EXERCISE PROMPT:
Return all lines in the material below that contain "this".

TASK INPUTS:
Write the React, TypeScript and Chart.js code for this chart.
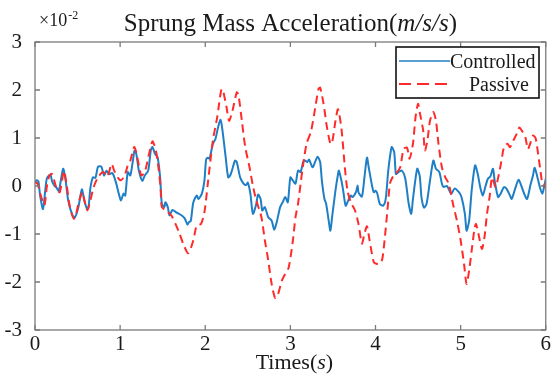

* * *

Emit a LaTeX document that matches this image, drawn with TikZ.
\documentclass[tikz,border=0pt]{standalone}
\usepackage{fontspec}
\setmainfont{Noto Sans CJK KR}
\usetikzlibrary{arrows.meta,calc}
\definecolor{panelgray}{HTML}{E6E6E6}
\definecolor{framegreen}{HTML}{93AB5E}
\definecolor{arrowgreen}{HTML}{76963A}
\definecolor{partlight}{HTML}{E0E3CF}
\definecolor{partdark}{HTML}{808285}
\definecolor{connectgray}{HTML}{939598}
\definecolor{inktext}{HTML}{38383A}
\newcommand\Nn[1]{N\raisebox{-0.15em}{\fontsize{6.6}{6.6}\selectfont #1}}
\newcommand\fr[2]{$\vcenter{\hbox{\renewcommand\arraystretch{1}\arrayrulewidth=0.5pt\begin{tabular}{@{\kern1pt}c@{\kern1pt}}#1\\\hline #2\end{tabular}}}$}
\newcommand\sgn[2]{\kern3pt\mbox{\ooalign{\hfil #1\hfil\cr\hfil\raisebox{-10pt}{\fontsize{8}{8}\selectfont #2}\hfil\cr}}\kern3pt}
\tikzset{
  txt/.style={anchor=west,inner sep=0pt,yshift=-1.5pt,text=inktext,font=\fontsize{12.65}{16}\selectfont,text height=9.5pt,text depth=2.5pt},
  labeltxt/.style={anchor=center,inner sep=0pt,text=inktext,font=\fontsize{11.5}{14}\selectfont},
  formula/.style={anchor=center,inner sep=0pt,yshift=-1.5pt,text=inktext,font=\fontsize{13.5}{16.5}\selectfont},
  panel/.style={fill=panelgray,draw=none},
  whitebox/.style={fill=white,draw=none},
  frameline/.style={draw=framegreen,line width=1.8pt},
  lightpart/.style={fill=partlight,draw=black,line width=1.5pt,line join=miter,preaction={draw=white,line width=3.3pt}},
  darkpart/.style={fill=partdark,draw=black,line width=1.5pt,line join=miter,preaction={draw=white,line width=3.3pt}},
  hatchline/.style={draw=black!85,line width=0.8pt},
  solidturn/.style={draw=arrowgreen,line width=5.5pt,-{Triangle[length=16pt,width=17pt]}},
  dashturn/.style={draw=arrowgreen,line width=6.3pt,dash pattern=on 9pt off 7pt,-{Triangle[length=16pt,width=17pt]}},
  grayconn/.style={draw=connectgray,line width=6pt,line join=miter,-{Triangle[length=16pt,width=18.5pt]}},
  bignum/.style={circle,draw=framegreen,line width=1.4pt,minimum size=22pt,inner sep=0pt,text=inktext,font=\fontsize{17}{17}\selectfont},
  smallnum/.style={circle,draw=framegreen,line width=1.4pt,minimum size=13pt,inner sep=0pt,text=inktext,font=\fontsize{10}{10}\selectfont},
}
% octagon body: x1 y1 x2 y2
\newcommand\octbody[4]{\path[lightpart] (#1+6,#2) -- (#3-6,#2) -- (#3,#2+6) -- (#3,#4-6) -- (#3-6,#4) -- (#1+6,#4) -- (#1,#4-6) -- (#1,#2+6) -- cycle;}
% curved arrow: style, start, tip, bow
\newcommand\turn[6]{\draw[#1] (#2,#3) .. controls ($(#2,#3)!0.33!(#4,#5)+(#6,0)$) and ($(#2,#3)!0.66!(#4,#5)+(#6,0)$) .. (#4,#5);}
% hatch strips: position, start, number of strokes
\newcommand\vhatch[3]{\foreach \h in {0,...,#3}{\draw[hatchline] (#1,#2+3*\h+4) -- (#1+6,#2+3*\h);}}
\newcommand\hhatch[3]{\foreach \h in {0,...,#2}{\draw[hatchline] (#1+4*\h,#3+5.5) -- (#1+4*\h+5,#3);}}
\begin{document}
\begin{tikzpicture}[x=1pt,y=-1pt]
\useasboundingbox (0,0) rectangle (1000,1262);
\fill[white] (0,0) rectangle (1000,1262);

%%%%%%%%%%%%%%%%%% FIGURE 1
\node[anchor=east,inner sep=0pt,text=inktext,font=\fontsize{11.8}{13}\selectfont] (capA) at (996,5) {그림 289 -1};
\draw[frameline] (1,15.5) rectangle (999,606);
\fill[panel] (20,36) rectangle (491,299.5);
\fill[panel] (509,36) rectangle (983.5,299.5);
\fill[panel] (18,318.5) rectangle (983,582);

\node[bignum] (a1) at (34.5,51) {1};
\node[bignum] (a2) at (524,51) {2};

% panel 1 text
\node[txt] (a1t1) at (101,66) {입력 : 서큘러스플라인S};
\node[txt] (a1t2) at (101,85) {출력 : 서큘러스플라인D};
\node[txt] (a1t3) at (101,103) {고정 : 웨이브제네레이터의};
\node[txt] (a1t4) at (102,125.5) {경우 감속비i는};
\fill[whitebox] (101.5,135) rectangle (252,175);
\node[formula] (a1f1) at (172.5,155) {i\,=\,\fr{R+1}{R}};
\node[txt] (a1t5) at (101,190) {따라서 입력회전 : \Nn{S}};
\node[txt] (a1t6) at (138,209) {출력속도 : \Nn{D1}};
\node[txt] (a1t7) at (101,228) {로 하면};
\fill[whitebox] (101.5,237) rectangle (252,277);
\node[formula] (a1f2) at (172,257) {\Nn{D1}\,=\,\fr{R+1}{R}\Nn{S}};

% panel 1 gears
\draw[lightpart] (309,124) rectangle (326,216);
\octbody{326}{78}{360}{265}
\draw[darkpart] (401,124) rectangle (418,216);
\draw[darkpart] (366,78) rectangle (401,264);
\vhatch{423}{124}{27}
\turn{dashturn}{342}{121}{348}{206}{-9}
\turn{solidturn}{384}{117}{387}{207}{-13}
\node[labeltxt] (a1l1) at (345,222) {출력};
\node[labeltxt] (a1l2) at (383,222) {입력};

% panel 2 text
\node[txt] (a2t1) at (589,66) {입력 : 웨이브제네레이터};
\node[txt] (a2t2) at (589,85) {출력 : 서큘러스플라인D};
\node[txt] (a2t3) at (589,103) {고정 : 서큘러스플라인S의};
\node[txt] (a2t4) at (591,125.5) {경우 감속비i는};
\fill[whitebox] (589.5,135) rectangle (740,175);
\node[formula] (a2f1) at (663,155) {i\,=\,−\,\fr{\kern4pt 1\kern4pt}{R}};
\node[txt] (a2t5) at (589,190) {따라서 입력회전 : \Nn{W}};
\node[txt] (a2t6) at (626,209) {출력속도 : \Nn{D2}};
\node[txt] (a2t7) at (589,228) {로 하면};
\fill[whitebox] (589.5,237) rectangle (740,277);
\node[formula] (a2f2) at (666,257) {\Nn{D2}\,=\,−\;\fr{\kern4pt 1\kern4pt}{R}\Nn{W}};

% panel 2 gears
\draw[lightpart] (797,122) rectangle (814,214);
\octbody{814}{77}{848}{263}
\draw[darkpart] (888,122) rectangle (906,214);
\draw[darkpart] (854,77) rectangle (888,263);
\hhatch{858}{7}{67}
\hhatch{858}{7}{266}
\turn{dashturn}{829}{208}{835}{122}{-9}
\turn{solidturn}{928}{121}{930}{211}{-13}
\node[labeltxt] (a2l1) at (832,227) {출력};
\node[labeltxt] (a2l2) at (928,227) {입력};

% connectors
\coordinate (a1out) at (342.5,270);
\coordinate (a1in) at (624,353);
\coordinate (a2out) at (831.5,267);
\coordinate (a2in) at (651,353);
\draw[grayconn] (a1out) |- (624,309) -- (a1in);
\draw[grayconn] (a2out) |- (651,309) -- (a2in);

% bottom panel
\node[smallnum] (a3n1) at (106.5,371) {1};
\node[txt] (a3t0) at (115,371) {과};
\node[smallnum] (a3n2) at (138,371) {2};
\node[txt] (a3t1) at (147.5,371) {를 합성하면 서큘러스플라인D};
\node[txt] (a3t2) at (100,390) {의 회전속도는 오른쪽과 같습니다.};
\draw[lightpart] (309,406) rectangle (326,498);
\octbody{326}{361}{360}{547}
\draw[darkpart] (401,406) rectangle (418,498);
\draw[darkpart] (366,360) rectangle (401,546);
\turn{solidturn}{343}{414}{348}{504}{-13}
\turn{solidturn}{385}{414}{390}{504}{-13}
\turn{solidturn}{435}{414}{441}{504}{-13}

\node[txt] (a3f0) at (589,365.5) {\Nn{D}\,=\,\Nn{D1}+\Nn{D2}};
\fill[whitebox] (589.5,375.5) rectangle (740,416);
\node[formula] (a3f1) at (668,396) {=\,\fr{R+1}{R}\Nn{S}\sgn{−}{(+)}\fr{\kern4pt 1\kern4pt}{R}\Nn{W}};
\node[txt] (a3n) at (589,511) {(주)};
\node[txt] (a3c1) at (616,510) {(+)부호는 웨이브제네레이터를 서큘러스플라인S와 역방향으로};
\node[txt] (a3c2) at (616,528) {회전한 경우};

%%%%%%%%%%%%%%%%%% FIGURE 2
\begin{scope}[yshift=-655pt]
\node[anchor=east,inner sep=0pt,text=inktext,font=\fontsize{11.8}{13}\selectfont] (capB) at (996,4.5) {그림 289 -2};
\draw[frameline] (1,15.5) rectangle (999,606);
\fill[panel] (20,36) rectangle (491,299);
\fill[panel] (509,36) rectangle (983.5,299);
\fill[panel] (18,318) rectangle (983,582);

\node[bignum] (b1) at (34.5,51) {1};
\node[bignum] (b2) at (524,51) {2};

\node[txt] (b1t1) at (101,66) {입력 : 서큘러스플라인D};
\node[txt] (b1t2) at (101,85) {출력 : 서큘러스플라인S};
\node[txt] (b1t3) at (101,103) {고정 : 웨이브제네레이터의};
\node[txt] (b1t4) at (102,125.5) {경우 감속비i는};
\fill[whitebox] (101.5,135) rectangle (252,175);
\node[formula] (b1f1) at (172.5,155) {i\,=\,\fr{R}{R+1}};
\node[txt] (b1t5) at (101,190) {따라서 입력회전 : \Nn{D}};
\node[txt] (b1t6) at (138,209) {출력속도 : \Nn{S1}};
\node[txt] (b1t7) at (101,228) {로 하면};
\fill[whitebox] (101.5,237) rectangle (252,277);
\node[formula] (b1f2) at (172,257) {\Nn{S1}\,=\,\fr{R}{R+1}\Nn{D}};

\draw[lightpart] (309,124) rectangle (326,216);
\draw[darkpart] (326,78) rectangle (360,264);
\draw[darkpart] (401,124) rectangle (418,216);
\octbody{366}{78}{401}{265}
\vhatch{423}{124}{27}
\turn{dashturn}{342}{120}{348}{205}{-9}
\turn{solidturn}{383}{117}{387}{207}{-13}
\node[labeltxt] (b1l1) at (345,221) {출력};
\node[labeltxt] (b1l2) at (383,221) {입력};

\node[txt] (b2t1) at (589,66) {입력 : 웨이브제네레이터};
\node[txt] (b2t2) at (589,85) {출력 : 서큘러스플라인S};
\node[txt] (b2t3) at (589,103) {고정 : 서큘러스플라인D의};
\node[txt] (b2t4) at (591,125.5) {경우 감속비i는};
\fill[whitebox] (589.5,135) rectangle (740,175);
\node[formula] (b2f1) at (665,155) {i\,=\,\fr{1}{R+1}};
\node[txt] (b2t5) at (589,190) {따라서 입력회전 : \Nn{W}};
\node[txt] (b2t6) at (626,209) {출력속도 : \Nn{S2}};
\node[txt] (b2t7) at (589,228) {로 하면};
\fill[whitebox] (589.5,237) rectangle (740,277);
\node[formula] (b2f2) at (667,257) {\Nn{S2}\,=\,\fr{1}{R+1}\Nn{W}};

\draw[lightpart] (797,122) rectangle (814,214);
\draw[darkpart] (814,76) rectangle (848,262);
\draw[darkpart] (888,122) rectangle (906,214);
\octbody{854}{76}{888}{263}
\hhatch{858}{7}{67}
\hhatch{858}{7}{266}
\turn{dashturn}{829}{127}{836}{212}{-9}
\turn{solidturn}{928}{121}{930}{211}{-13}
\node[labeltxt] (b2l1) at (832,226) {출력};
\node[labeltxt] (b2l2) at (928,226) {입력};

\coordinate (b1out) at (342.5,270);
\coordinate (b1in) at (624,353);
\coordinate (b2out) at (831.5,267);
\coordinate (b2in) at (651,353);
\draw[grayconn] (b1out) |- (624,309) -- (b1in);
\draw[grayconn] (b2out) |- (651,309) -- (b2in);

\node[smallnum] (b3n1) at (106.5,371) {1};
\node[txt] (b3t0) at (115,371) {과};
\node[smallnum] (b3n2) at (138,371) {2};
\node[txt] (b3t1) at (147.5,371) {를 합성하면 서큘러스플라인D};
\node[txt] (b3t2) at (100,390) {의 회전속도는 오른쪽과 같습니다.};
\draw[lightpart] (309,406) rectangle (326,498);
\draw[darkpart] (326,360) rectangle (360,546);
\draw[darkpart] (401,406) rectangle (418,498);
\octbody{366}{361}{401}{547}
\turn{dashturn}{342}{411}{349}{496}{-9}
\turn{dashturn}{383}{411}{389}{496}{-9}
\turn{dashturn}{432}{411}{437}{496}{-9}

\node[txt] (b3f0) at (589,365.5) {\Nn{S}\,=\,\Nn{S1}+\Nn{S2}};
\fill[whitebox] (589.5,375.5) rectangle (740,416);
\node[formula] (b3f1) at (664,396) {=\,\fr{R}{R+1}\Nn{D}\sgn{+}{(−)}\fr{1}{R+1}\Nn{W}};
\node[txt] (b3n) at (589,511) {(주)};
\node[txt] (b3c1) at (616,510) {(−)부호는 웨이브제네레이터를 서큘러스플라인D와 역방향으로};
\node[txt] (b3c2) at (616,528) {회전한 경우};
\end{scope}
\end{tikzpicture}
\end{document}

EXERCISE SOLUTION:
Write the React, TypeScript and Chart.js code for this chart.
Emit a LaTeX document that matches this image, drawn with TikZ.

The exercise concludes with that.